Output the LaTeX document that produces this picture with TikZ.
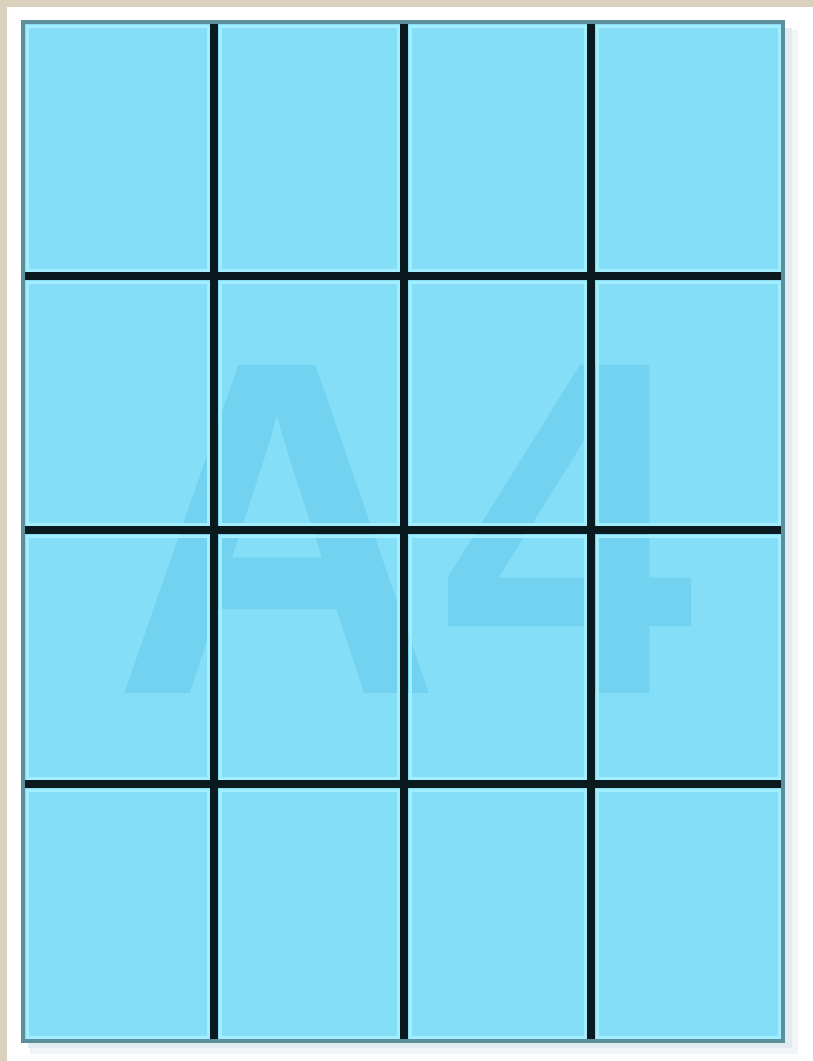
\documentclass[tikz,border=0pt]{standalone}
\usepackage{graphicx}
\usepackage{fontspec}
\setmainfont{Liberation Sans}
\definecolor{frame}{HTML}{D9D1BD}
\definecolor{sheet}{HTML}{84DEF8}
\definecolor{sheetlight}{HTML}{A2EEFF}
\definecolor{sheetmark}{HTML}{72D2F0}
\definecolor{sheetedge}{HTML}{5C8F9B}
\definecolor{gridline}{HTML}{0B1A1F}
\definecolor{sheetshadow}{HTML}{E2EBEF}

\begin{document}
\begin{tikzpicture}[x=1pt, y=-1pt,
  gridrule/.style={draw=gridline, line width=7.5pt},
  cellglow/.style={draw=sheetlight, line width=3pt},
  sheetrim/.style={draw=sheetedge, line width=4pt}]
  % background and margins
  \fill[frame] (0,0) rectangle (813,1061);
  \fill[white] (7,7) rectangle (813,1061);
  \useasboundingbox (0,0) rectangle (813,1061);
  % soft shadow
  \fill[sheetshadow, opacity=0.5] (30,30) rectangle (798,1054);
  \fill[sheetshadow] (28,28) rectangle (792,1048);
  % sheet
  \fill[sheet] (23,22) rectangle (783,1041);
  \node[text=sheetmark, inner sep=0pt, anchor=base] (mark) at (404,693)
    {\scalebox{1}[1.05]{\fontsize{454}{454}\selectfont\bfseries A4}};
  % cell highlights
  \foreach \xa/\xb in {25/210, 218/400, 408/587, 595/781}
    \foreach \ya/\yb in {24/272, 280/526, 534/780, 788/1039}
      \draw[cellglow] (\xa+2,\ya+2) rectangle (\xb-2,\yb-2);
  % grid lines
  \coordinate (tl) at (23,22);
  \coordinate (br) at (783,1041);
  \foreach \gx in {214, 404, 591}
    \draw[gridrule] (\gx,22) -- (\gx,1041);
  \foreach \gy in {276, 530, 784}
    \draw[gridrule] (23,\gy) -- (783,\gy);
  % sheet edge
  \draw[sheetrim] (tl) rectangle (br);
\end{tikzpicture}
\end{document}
::::::::::
• WHAT TO PRODUCE:
The material above holds pictures; copy everything else in it exactly.

• EXPECTED ANSWER:
Output the LaTeX document that produces this picture with TikZ.
\documentclass[tikz,border=0pt]{standalone}
\usepackage{graphicx}
\usepackage{fontspec}
\setmainfont{Liberation Sans}
\definecolor{frame}{HTML}{D9D1BD}
\definecolor{sheet}{HTML}{84DEF8}
\definecolor{sheetlight}{HTML}{A2EEFF}
\definecolor{sheetmark}{HTML}{72D2F0}
\definecolor{sheetedge}{HTML}{5C8F9B}
\definecolor{gridline}{HTML}{0B1A1F}
\definecolor{sheetshadow}{HTML}{E2EBEF}

\begin{document}
\begin{tikzpicture}[x=1pt, y=-1pt,
  gridrule/.style={draw=gridline, line width=7.5pt},
  cellglow/.style={draw=sheetlight, line width=3pt},
  sheetrim/.style={draw=sheetedge, line width=4pt}]
  % background and margins
  \fill[frame] (0,0) rectangle (813,1061);
  \fill[white] (7,7) rectangle (813,1061);
  \useasboundingbox (0,0) rectangle (813,1061);
  % soft shadow
  \fill[sheetshadow, opacity=0.5] (30,30) rectangle (798,1054);
  \fill[sheetshadow] (28,28) rectangle (792,1048);
  % sheet
  \fill[sheet] (23,22) rectangle (783,1041);
  \node[text=sheetmark, inner sep=0pt, anchor=base] (mark) at (404,693)
    {\scalebox{1}[1.05]{\fontsize{454}{454}\selectfont\bfseries A4}};
  % cell highlights
  \foreach \xa/\xb in {25/210, 218/400, 408/587, 595/781}
    \foreach \ya/\yb in {24/272, 280/526, 534/780, 788/1039}
      \draw[cellglow] (\xa+2,\ya+2) rectangle (\xb-2,\yb-2);
  % grid lines
  \coordinate (tl) at (23,22);
  \coordinate (br) at (783,1041);
  \foreach \gx in {214, 404, 591}
    \draw[gridrule] (\gx,22) -- (\gx,1041);
  \foreach \gy in {276, 530, 784}
    \draw[gridrule] (23,\gy) -- (783,\gy);
  % sheet edge
  \draw[sheetrim] (tl) rectangle (br);
\end{tikzpicture}
\end{document}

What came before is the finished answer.